• **Task to complete**
Write out, word for word, every line from the first one through the line that holds "plt.rcParams['axes.unicode_minus'] = False", and nothing else; skip the pictures.

• **Source material**

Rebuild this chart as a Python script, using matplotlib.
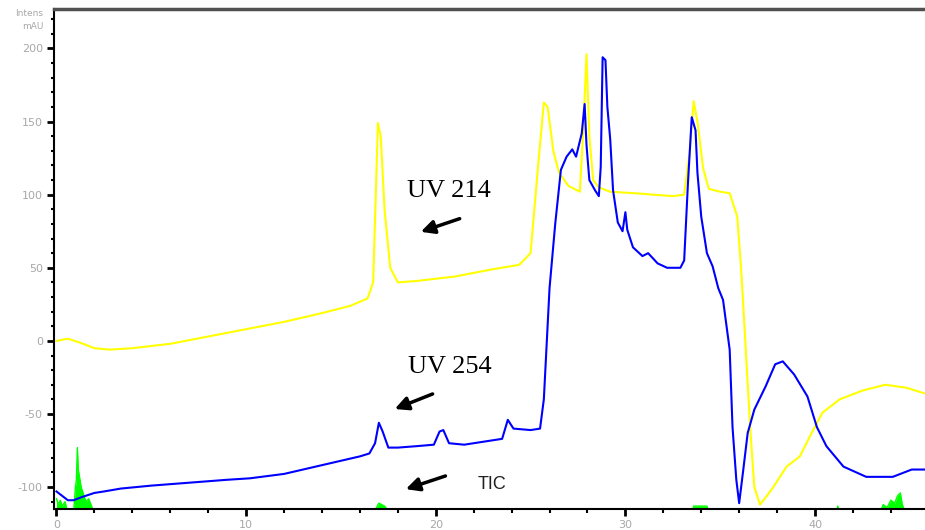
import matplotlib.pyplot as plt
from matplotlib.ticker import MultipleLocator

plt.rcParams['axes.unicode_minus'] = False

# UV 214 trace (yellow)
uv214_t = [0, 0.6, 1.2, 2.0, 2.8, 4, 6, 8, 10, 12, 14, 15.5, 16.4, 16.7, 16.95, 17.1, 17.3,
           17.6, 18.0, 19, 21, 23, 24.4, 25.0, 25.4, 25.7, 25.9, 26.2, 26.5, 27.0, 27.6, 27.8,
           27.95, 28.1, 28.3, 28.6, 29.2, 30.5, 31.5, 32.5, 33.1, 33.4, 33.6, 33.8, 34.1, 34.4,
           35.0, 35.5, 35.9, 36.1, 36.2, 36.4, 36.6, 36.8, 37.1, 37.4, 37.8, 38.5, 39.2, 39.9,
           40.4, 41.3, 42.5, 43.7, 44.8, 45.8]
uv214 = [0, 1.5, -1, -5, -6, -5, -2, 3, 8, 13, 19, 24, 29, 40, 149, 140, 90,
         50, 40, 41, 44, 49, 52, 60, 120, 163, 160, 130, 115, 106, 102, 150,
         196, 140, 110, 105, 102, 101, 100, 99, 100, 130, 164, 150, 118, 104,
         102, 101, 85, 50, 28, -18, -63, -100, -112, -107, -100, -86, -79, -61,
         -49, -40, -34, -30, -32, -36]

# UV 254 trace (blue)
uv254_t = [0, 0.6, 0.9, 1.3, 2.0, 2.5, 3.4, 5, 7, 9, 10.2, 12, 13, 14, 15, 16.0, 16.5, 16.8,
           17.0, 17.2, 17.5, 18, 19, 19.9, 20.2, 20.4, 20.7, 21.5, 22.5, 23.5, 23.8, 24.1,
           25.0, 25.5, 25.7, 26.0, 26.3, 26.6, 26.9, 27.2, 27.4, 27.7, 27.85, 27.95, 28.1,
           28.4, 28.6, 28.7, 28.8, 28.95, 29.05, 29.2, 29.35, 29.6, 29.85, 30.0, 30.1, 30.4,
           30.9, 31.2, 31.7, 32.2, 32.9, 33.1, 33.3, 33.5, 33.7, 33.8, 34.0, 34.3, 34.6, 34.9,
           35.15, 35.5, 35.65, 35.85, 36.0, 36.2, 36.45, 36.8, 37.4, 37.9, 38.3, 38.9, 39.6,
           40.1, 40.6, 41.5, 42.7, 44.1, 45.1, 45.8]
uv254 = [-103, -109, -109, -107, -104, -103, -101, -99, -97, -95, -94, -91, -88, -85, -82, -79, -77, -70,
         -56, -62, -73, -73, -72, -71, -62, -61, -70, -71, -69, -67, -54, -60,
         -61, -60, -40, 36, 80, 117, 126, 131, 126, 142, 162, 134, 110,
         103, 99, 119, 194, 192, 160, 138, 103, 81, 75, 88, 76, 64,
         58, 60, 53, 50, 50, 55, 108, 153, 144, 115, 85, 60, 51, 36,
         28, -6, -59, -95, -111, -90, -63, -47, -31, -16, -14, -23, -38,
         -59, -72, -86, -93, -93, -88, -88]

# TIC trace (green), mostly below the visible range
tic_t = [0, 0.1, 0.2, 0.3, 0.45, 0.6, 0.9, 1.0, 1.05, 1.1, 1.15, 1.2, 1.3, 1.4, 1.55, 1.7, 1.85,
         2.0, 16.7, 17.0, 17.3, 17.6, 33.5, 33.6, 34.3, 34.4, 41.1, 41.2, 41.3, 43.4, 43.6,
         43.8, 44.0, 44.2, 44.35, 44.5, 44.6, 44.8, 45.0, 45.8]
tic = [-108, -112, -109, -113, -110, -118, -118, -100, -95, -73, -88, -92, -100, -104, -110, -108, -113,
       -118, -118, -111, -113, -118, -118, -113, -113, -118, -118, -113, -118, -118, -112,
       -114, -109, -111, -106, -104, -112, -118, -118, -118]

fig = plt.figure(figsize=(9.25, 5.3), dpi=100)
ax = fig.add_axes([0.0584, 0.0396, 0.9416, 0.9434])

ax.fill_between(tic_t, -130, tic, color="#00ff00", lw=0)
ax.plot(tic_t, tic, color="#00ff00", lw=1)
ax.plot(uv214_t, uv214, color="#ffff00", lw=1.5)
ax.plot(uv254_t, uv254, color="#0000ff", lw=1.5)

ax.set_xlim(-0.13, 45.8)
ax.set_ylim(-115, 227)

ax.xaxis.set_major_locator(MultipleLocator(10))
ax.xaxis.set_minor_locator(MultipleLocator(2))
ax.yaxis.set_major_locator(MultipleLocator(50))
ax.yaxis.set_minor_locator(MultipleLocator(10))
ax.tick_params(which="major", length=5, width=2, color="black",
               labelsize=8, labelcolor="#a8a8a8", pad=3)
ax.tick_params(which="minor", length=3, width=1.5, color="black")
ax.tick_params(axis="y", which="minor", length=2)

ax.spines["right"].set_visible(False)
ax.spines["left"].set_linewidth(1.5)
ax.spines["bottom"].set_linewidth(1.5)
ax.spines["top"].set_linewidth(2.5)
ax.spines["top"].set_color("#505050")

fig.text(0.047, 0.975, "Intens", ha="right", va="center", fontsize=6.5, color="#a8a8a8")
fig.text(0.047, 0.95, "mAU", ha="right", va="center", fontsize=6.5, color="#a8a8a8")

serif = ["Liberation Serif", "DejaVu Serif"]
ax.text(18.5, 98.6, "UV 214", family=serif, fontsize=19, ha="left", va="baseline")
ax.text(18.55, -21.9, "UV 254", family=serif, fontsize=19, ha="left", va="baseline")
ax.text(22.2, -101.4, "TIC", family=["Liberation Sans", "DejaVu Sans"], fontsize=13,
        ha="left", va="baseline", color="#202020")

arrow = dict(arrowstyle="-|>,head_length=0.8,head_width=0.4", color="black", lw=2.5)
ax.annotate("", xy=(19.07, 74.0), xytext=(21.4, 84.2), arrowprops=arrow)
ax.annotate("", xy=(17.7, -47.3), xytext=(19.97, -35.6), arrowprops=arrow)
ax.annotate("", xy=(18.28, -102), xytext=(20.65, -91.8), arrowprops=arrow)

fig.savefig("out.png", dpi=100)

• **Solution**
Rebuild this chart as a Python script, using matplotlib.
import matplotlib.pyplot as plt
from matplotlib.ticker import MultipleLocator

plt.rcParams['axes.unicode_minus'] = False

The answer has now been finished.